IT’S been raining almost every day for two weeks. Some areas here in Pampanga are already flooded. Asphalt roads, including the supposedly well-maintained NLEX, are riddled with pot holes. On the bright side, all dams are now recovering from critical levels.

We should take advantage of the rainy season to plant trees. Now is the right time. The rains give the seedlings a good chance of surviving, especially those planted in the mountains where watering is difficult. Please plant native trees like Narra. Avoid the “Mahogany” tree which is not native to us and different from the real Philippine Mahogany species. In the backyard, plant fruit-bearing trees.

If only the Arbor Day law is strictly implemented, we are assured that millions of trees will be planted every year. Section 8 of Republic Act No. 10176, or the Arbor Day Act of 2012, requires all able-bodied citizens of the Philippines, who are at least twelve (12) years of age, to plant one (1) tree every year. Unfortunately, there is no provision in the law and in the IRR to enforce and monitor compliance to this requirement. The law is toothless.
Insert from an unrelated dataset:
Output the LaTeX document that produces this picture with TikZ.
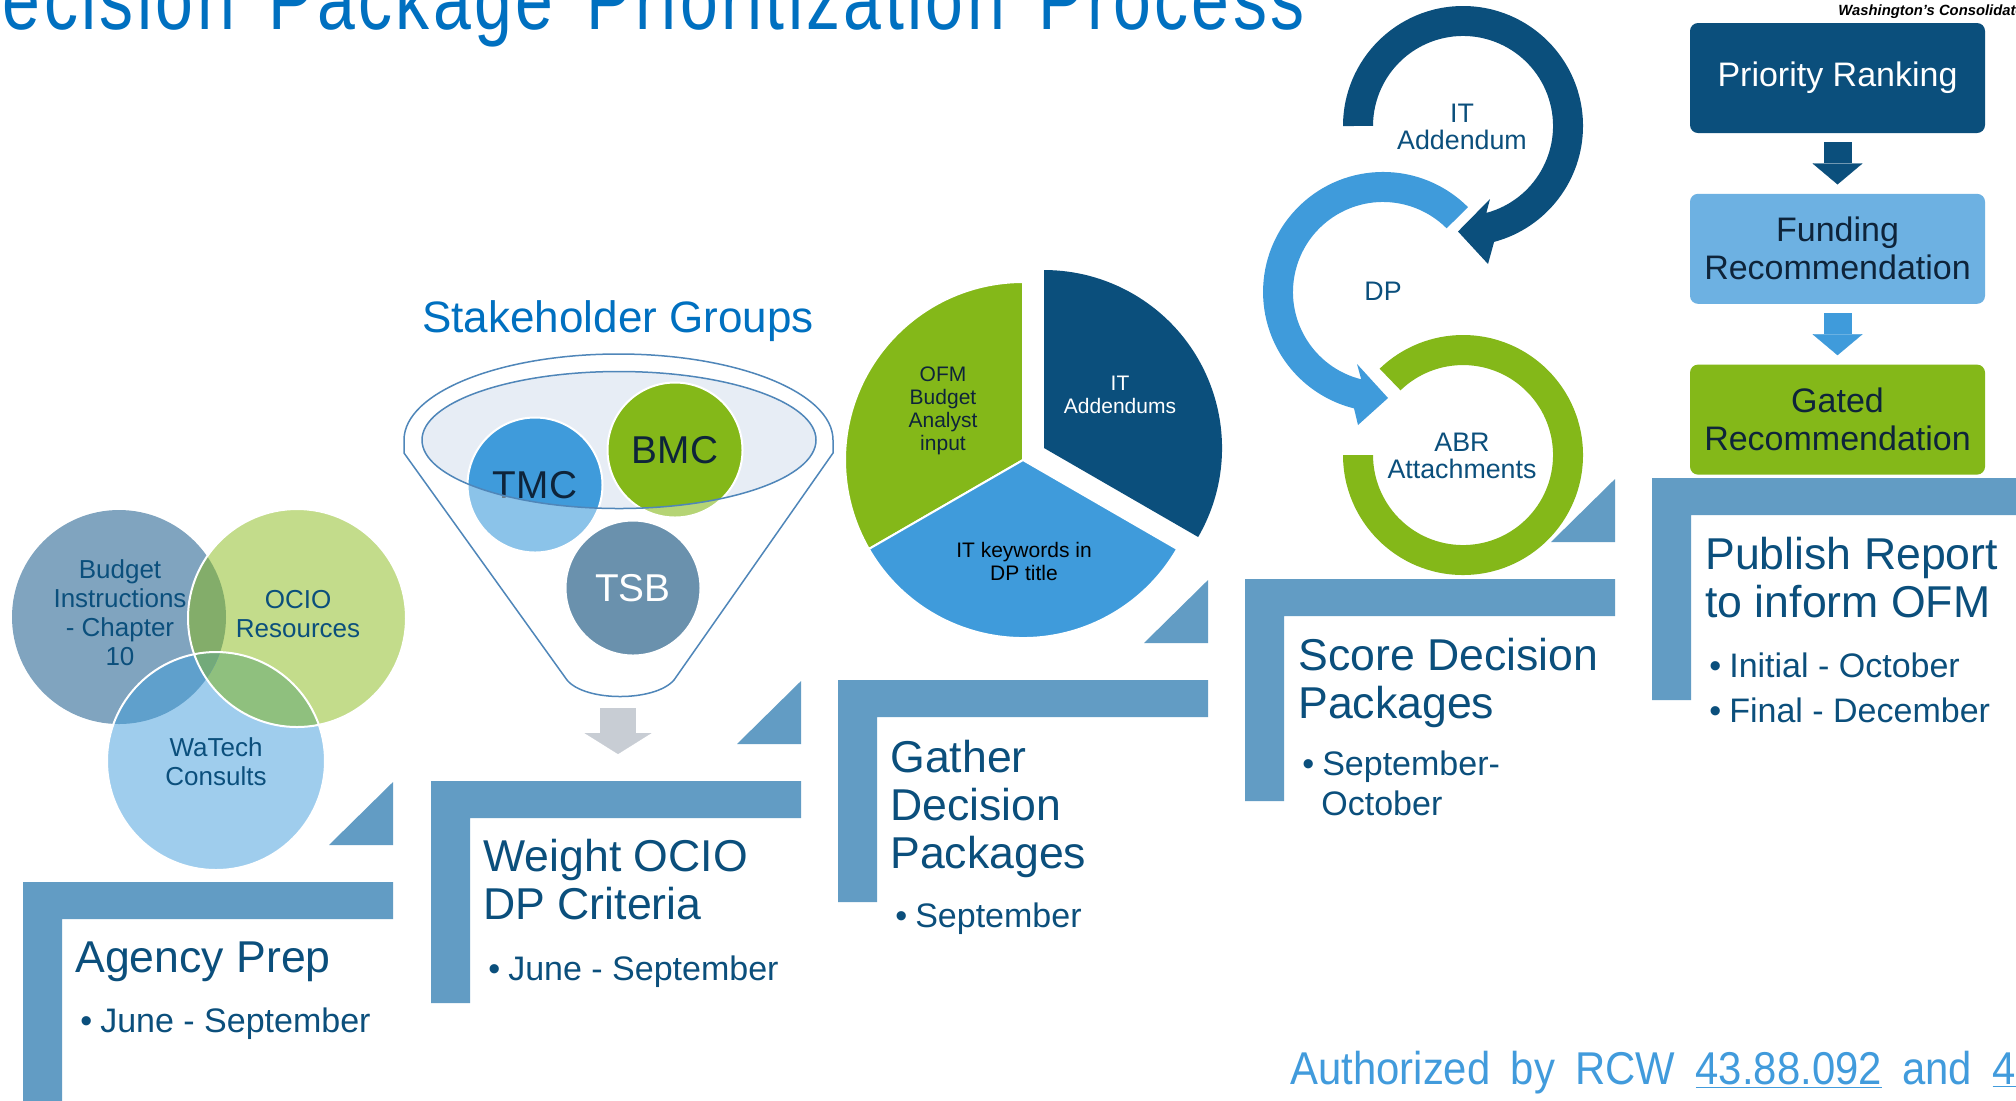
\documentclass[tikz,border=0pt]{standalone}
\usepackage{fontspec}
\setmainfont{Liberation Sans}
\newfontfamily\titlefont[FakeStretch=0.8, LetterSpace=4, WordSpace=1.5]{Liberation Sans}
\newfontfamily\footfont[FakeStretch=0.91, WordSpace=1.75]{Liberation Sans}
\usepackage{tikz}
\usetikzlibrary{arrows.meta}
\usetikzlibrary{positioning}
\definecolor{navy}{RGB}{11,79,124}
\definecolor{skyblue}{RGB}{63,155,219}
\definecolor{leaf}{RGB}{132,184,25}
\definecolor{steel}{RGB}{98,156,196}
\definecolor{titleblue}{RGB}{0,112,192}
\definecolor{footblue}{RGB}{65,155,220}
\definecolor{ink}{RGB}{14,36,58}
\definecolor{budgetgray}{RGB}{128,164,191}
\definecolor{ociogreen}{RGB}{195,220,139}
\definecolor{watechblue}{RGB}{159,205,237}
\definecolor{bo}{RGB}{131,173,106}
\definecolor{bw}{RGB}{95,160,204}
\definecolor{ow}{RGB}{143,192,126}
\definecolor{bow}{RGB}{115,170,122}
\definecolor{fundblue}{RGB}{109,177,226}
\definecolor{tsbgray}{RGB}{106,145,173}
\definecolor{funnelline}{RGB}{79,134,185}
\definecolor{rimfill}{RGB}{231,237,245}
\definecolor{arrowgray}{RGB}{200,205,212}
\tikzset{>=latex, inner sep=0pt}
\tikzstyle{stepbar} = [fill=steel]
\tikzstyle{steptitle} = [anchor=base west, align=left, text=navy, font=\fontsize{22.3}{24}\selectfont]
\tikzstyle{stepdate} = [anchor=base west, align=left, text=navy, font=\fontsize{17}{20}\selectfont]
\tikzstyle{venn} = [anchor=base, align=center, text=navy, font=\fontsize{13}{14.5}\selectfont]
\tikzstyle{bubble} = [circle, draw=white, line width=1pt, minimum size=67.5pt, font=\fontsize{19.4}{19.4}\selectfont]
\tikzstyle{pietext} = [anchor=base, align=center, font=\fontsize{10.5}{11.5}\selectfont]
\tikzstyle{looptext} = [anchor=base, align=center, text=navy, font=\fontsize{13.4}{13.5}\selectfont]
\tikzstyle{outcome} = [rectangle, rounded corners=4pt, minimum width=147.5pt, minimum height=55pt, align=center, font=\fontsize{17}{19}\selectfont]
\tikzstyle{blockarrow} = [line width=14pt, shorten <=4.5pt, shorten >=4.5pt, -{Triangle[length=10.5pt, width=25pt, line width=0.1pt]}]
\tikzstyle{funnel} = [draw=funnelline, line width=0.75pt]

\begin{document}
\begin{tikzpicture}[x=0.5pt, y=-0.5pt]
    \useasboundingbox (0,0) rectangle (2016,1100);
    \fill[white] (0,0) rectangle (2016,1100);

    \node [anchor=base west, text=titleblue, font=\titlefont\fontsize{42.5}{42.5}\selectfont] (title) at (-50,29) {Decision Package Prioritization Process};
    \node [anchor=base west, font=\bfseries\itshape\fontsize{7.4}{7.4}\selectfont] (state) at (1838,15) {Washington's Consolidate};

    % step brackets
    \fill [stepbar] (23,882) -- ++(370,0) -- ++(0,37) -- ++(-331,0) -- ++(0,185) -- ++(-39,0) -- cycle;
    \fill [stepbar] (329,845) -- ++(64,0) -- ++(0,-63) -- cycle;
    \fill [stepbar] (431,781) -- ++(370,0) -- ++(0,37) -- ++(-331,0) -- ++(0,185) -- ++(-39,0) -- cycle;
    \fill [stepbar] (737,744) -- ++(64,0) -- ++(0,-63) -- cycle;
    \fill [stepbar] (838,680) -- ++(370,0) -- ++(0,37) -- ++(-331,0) -- ++(0,185) -- ++(-39,0) -- cycle;
    \fill [stepbar] (1144,643) -- ++(64,0) -- ++(0,-63) -- cycle;
    \fill [stepbar] (1245,579) -- ++(370,0) -- ++(0,37) -- ++(-331,0) -- ++(0,185) -- ++(-39,0) -- cycle;
    \fill [stepbar] (1551,542) -- ++(64,0) -- ++(0,-63) -- cycle;
    \fill [stepbar] (1652,478) -- ++(370,0) -- ++(0,37) -- ++(-331,0) -- ++(0,185) -- ++(-39,0) -- cycle;

    \node [steptitle] (prep) at (75,972) {Agency Prep};
    \node [stepdate] (prepdate) at (80,1032) {\textbullet\hspace*{4pt}June - September};
    \node [steptitle] (weight) at (483,919) {Weight OCIO\\DP Criteria};
    \node [stepdate] (weightdate) at (488,980) {\textbullet\hspace*{4pt}June - September};
    \node [steptitle] (gather) at (890,868) {Gather\\Decision\\Packages};
    \node [stepdate] (gatherdate) at (895,927) {\textbullet\hspace*{4pt}September};
    \node [steptitle] (score) at (1298,718) {Score Decision\\Packages};
    \node [stepdate] (scoredate) at (1302,815) {\textbullet\hspace*{4pt}September-\\\hspace*{9.5pt}October};
    \node [steptitle] (publish) at (1705,617) {Publish Report\\to inform OFM};
    \node [stepdate] (publishdate) at (1709,722) {\textbullet\hspace*{4pt}Initial - October\\[2.5pt]\textbullet\hspace*{4pt}Final - December};

    % venn
    \coordinate (budget) at (119,617);
    \coordinate (ocio) at (297,618);
    \coordinate (watech) at (216,761);
    \fill [budgetgray] (budget) circle [radius=107];
    \fill [ociogreen] (ocio) circle [radius=109];
    \fill [watechblue] (watech) circle [radius=109];
    \begin{scope}
        \clip (ocio) circle [radius=109];
        \fill [ow] (watech) circle [radius=109];
    \end{scope}
    \begin{scope}
        \clip (budget) circle [radius=107];
        \fill [bo] (ocio) circle [radius=109];
        \fill [bw] (watech) circle [radius=109];
        \clip (ocio) circle [radius=109];
        \fill [bow] (watech) circle [radius=109];
    \end{scope}
    \draw [white, line width=1pt] (ocio) circle [radius=109];
    \draw [white, line width=1pt] (watech) circle [radius=109];
    \node [venn] (budgettext) at (120,665) {Budget\\Instructions\\- Chapter\\10};
    \node [venn] (ociotext) at (298,637) {OCIO\\Resources};
    \node [venn] (watechtext) at (216,785) {WaTech\\Consults};

    % funnel
    \node [anchor=base west, text=titleblue, font=\fontsize{22}{22}\selectfont] (groups) at (422,332) {Stakeholder Groups};
    \draw [funnel] (404,440) -- (404,453) -- (567,680) .. controls (585,702) and (655,702) .. (674,680) -- (833,453) -- (833,440) arc [start angle=0, end angle=-180, x radius=214.5, y radius=86] -- cycle;
    \fill [rimfill] (619,440) ellipse [x radius=197, y radius=68.5];
    \node [bubble, fill=skyblue, text=ink] (tmc) at (535,485) {TMC};
    \node [bubble, fill=leaf, text=ink] (bmc) at (675,450) {BMC};
    \node [bubble, fill=tsbgray, text=white] (tsb) at (633,588) {TSB};
    \begin{scope}
        \clip (tmc.center) circle [radius=68] (bmc.center) circle [radius=68];
        \fill [white, opacity=0.4, even odd rule] (619,440) ellipse [x radius=197, y radius=68.5] (400,350) rectangle (850,600);
    \end{scope}
    \draw [funnel] (619,440) ellipse [x radius=197, y radius=68.5];
    \coordinate (funnelend) at (618,697);
    \coordinate (weighttop) at (618,781);
    \draw [arrowgray, line width=18pt, shorten <=5.5pt, shorten >=13.5pt, -{Triangle[length=10.5pt, width=33.5pt, line width=0.1pt]}] (funnelend) -- (weighttop);

    % pie
    \filldraw [fill=leaf, draw=white, line width=1pt] (1023,460) -- ++(-90:178) arc [start angle=-90, end angle=-210, radius=178] -- cycle;
    \filldraw [fill=skyblue, draw=white, line width=1pt] (1023,460) -- ++(-210:178) arc [start angle=-210, end angle=-330, radius=178] -- cycle;
    \fill [navy] (1044,448) -- ++(-330:178) arc [start angle=-330, end angle=-450, radius=178] -- cycle;
    \node [pietext, text=ink] (ofm) at (943,450) {OFM\\Budget\\Analyst\\input};
    \node [pietext, text=white] (addendums) at (1120,413) {IT\\Addendums};
    \node [pietext, text=black] (keywords) at (1024,580) {IT keywords in\\DP title};

    % loop of arrows
    \fill [leaf] (1343,455) arc [start angle=-180, end angle=-494, radius=120] -- (1400.5,390.3) arc [start angle=-494, end angle=-180, radius=90] -- cycle;
    \fill [skyblue] (1467.9,207.1) arc [start angle=-45, end angle=-256, radius=120] -- (1358,425) -- (1388,398) -- (1357,364) -- (1361.2,379.3) arc [start angle=-256, end angle=-45, radius=90] -- cycle;
    \fill [navy] (1343,126) arc [start angle=-180, end angle=75, radius=120] -- (1488,264) -- (1458,231.5) -- (1490,199) -- (1486.3,212.9) arc [start angle=75, end angle=-180, radius=90] -- cycle;
    \node [looptext] (itaddendum) at (1462,149) {IT\\Addendum};
    \node [looptext] (dp) at (1383,300) {DP};
    \node [looptext] (abr) at (1462,478) {ABR\\Attachments};

    % outcomes
    \node [outcome, fill=navy, text=white] (rank) at (1837.5,78) {Priority Ranking};
    \node [outcome, fill=fundblue, text=ink, below=30pt of rank] (fund) {Funding\\Recommendation};
    \node [outcome, fill=leaf, text=ink, below=30pt of fund] (gated) {Gated\\Recommendation};
    \draw [blockarrow, navy] (rank) -- (fund);
    \draw [blockarrow, skyblue] (fund) -- (gated);

    \node [anchor=base west, text=footblue, font=\footfont\fontsize{23}{23}\selectfont] (rcw) at (1290,1084) {Authorized by RCW \underline{43.88.092} and \underline{4}};
\end{tikzpicture}
\end{document}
In the Mabalacat City Environmental Code which I authored, I included a provision to monitor compliance to compulsory tree planting. In Section 12 it reads: “Public and Private schools shall ensure the implementation of this requirement in their respective schools while Barangay Officials shall initiate guidelines on how to enforce it. The proof of compliance shall be a certification from the schools for students and the Barangay Captain for its constituents. This certification may be required by City Hall departments before the issuance of public documents like Mayor’s Permit.”

With proper coordination, planting of trees can be a one-time-big-time event. That’s what they did in Ethiopia. In one huge push to reach their goal of planting 4 billion trees by October, Ethiopians planted 350 million trees in a span of 12 hours on July 29th. They passed the previous world record set by India in 2017, when volunteers planted 66 million trees in 12 hours.

In the Philippines, we have the National Greening Program which started during the time of President Noynoy Aquino and continued in the current administration. As of July this year, around 1.6 billion trees have been planted in 2 million hectares of land.


A new research reveals a surprising new benefit of trees: reduce cravings for alcohol, cigarettes and harmful foods. The study, led by the University of Plymouth, is the first to show that even just looking out the window at green space is linked to weaker and less frequent craving.

The team found that having access to a garden or having a residential view of which more than 25 percent was greenspace was associated with both lower craving strength and frequency. The researchers also point out that this may serve as further inspiration to protect and invest more in urban green spaces.